Railtrack warned over safety

Click to follow
The Independent Online
CHRISTIAN WOLMAR

Transport Correspondent

Railtrack was yesterday warned that severe weaknesses and poor management in its safety systems meant a greater risk of accidents, in a highly critical report by the Health and Safety Executive.

The HSE, which oversees safety on the railways, said that some of the weaknesses in Railtrack's systems "cause concern" and that in the future, they could make rail travel less safe than at present.

The report is the result of the most extensive inquiry ever carried out by the HSE into railway safety, involving 2,500 hours of work by inspectors, and after a series of leaks this summer into problems over Railtrack's relationship with its contractors.

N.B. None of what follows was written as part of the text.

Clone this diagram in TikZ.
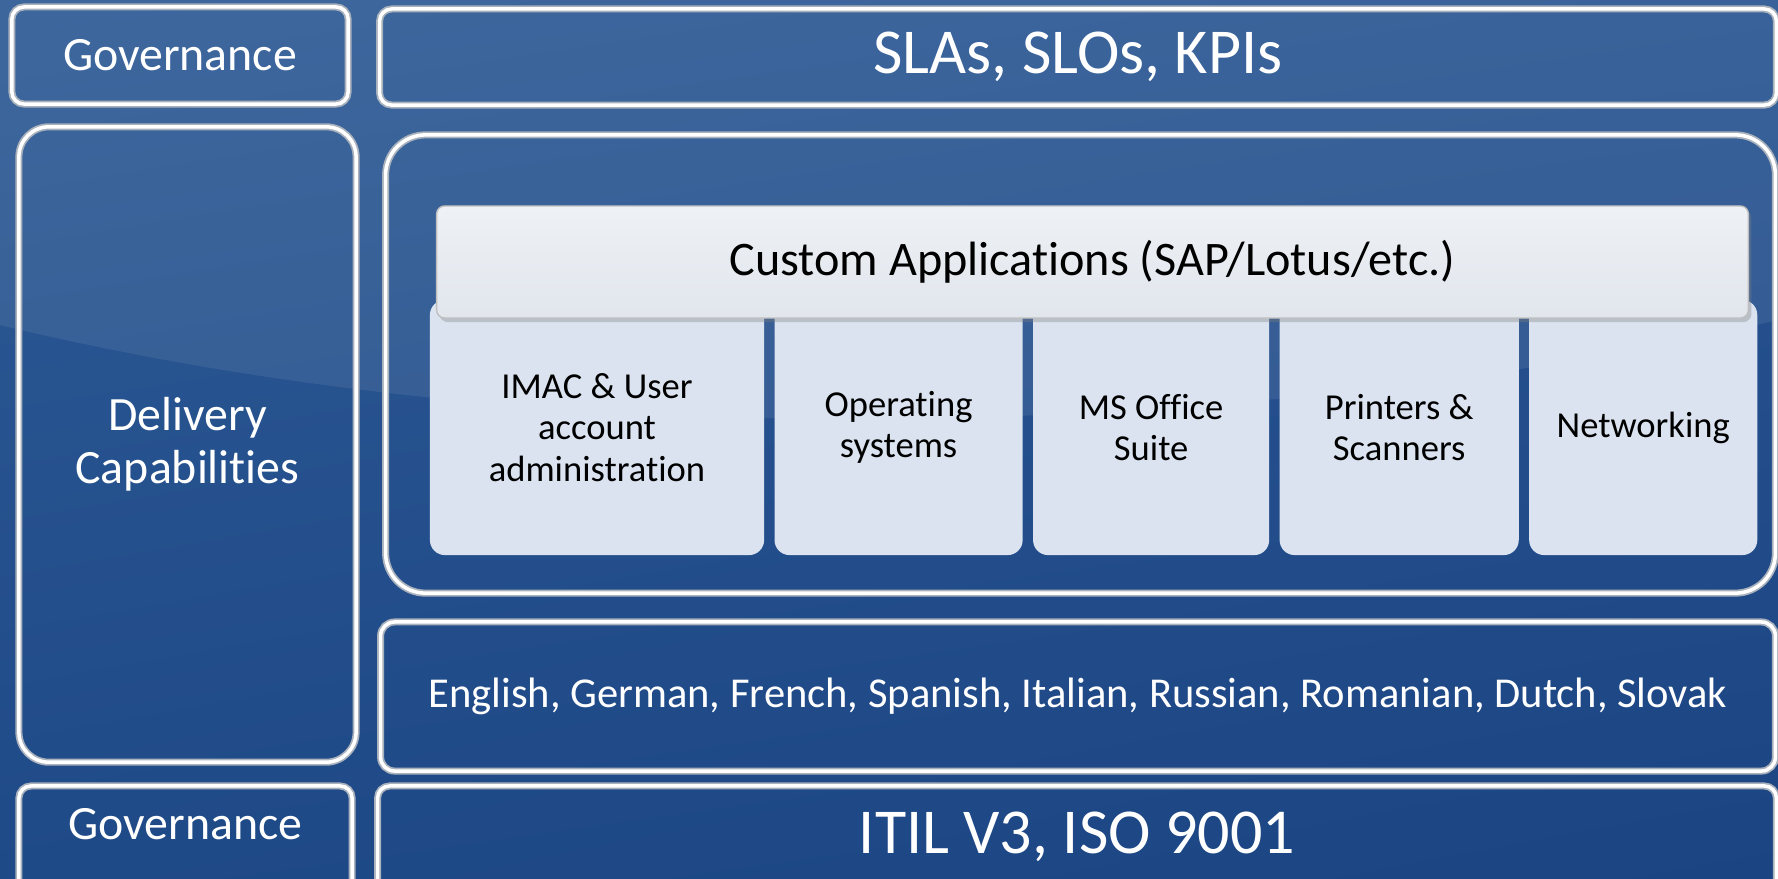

While British Rail - from which Railtrack was split off in April 1994 - used to carry out most of its maintenance and repair work itself, Railtrack uses a contractor system and there is growing concern that this has proved less safe than the old integrated BR system.

The report comes at an embarrassing time for Railtrack as it is due to be privatised in May. Only last week, the HSE took the unprecedented step of ordering Railtrack to improve the condition of the track outside Euston station in London, after a derailment last December, highlighted a long- term problem over lack of maintenance on this section of track.

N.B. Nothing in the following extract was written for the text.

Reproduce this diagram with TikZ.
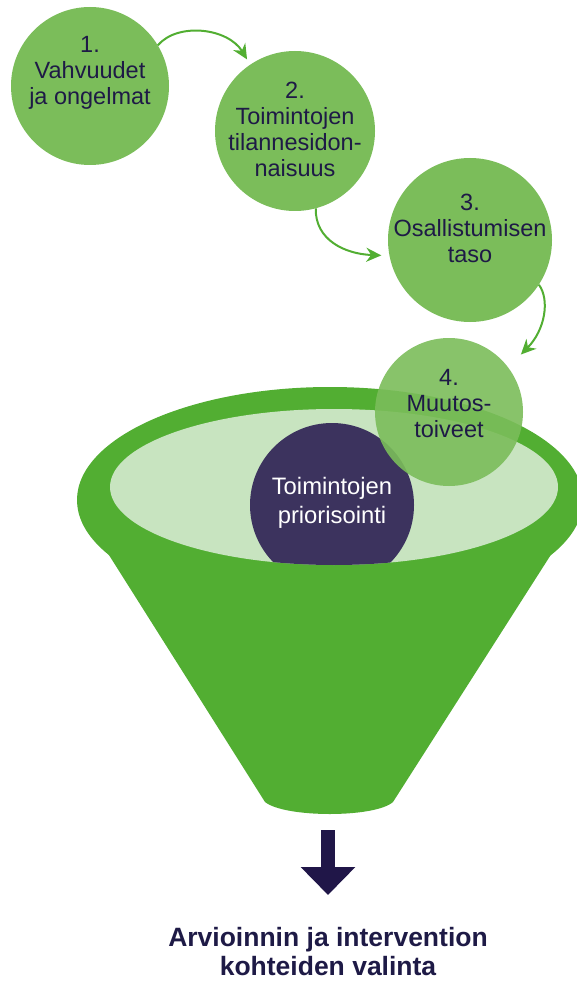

Yesterday, Vic Coleman, HSE's deputy chief inspecting officer for railways, who led the inquiry team, said: "We have found a management system which does have a number of weaknesses and we believe that those weaknesses need attending to."

The report cites a series of incidents in which management failures have led to safety defects. In one case, a signal was missing after work on the track and in another, work was undertaken outside an agreed protected site. More systematically, the report finds that while Railtrack is dependent on technical audits to monitor the performance of contractors, "we found little evidence of technical auditing taking place".

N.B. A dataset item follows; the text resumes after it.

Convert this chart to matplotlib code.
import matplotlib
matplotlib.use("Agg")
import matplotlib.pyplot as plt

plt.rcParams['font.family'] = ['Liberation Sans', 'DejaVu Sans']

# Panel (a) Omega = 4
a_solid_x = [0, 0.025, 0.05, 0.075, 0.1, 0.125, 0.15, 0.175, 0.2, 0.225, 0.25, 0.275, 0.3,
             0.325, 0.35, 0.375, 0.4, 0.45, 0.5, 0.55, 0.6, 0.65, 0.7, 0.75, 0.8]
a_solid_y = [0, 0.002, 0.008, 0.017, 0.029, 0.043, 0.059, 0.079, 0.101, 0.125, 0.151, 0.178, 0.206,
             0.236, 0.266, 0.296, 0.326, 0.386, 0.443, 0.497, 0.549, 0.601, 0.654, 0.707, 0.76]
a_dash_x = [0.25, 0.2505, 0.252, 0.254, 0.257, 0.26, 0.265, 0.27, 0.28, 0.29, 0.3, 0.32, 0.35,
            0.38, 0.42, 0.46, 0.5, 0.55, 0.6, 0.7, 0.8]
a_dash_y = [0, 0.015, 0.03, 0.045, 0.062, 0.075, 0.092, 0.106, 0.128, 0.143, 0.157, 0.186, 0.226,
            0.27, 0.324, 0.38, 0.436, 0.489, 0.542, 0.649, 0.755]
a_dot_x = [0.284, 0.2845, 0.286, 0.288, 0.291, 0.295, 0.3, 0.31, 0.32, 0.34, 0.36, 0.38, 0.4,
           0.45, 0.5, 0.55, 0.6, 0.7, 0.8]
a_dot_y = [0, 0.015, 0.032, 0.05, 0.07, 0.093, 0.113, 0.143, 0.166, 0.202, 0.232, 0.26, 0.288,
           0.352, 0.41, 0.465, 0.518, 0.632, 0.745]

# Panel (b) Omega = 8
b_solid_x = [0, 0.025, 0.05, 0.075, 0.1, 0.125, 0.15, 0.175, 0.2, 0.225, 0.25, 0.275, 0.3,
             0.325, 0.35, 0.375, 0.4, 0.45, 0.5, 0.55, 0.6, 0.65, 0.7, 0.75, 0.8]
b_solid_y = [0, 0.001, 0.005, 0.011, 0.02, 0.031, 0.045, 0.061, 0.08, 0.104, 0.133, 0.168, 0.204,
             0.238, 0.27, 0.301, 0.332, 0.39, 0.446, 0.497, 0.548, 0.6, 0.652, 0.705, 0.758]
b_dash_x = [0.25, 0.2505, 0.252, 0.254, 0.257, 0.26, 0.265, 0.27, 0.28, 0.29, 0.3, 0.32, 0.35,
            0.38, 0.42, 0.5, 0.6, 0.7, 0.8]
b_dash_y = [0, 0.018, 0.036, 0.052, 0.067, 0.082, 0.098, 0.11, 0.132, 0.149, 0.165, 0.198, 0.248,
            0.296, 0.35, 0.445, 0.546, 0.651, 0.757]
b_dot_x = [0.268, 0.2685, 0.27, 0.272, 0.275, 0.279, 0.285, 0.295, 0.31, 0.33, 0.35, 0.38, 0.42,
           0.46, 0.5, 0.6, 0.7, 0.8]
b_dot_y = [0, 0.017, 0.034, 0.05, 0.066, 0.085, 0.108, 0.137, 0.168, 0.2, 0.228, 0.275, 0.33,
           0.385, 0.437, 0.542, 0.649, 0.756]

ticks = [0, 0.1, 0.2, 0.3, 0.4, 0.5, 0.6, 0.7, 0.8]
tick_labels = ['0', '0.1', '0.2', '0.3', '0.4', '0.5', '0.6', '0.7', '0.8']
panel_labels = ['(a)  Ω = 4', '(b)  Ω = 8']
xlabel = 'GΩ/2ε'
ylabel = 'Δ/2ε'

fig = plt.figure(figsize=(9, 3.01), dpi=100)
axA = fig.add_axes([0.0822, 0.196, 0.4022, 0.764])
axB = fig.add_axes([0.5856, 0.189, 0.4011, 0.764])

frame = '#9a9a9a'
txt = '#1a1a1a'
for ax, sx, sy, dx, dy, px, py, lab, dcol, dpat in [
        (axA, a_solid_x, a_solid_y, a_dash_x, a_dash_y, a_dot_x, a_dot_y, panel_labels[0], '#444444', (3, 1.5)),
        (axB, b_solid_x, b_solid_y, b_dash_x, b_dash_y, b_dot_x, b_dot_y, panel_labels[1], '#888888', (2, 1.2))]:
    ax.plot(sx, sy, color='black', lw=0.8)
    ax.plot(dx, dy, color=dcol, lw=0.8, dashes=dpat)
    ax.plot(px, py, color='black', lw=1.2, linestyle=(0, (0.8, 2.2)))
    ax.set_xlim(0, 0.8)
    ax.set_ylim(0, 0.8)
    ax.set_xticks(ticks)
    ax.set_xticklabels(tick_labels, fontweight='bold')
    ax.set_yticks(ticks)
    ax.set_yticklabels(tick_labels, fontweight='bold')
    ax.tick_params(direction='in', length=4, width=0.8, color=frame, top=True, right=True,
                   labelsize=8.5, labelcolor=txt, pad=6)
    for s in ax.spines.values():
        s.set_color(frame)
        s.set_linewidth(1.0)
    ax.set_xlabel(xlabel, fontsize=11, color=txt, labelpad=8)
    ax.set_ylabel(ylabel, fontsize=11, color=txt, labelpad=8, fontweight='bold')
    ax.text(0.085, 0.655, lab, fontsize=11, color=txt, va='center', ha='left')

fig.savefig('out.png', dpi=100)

Mr Coleman conceded that Railtrack had made many improvements and he took comfort from the fact that the company was addressing many problems found in the report. Safety standards on the railways had not deteriorated since the creation of Railtrack, he added.

"Rail remains by far the safest mode of land transport and there is nothing in this report that undermines that view," he said. But he warned that Railtrack should respond "in great detail" to the report. "I don't want to see things slip any more."

Railtrack accepted the report's findings, saying: "[It} places an onus on us to make sure everyone works to our laid down safety procedures. This we will do."

Privatisation - A far from smooth journey

t September 1994: Commuter train derailed near Bickley, south-east London. Railtrack blamed the driver.

t September 1994: 18 passengers trapped when a two coach diesel Sprinter derailed in West Midlands.

t October 1994: Five killed in head-on collision near Cowden, Kent. Train driver went through red light.

t March 1995: Rail Regulator forced to backtrack on plans to cut number of stations offering through-ticketing.

t August 1995: A Railtrack safety managerwarned that another "Clapham disaster" was imminent.

t September 1995: Train crash at Walthamstow. Inquiry found staff had failed to ensure signals were working.

t December 1995: Train derailed at Primrose Hill, London. HSE ordered improvement of track outside Euston.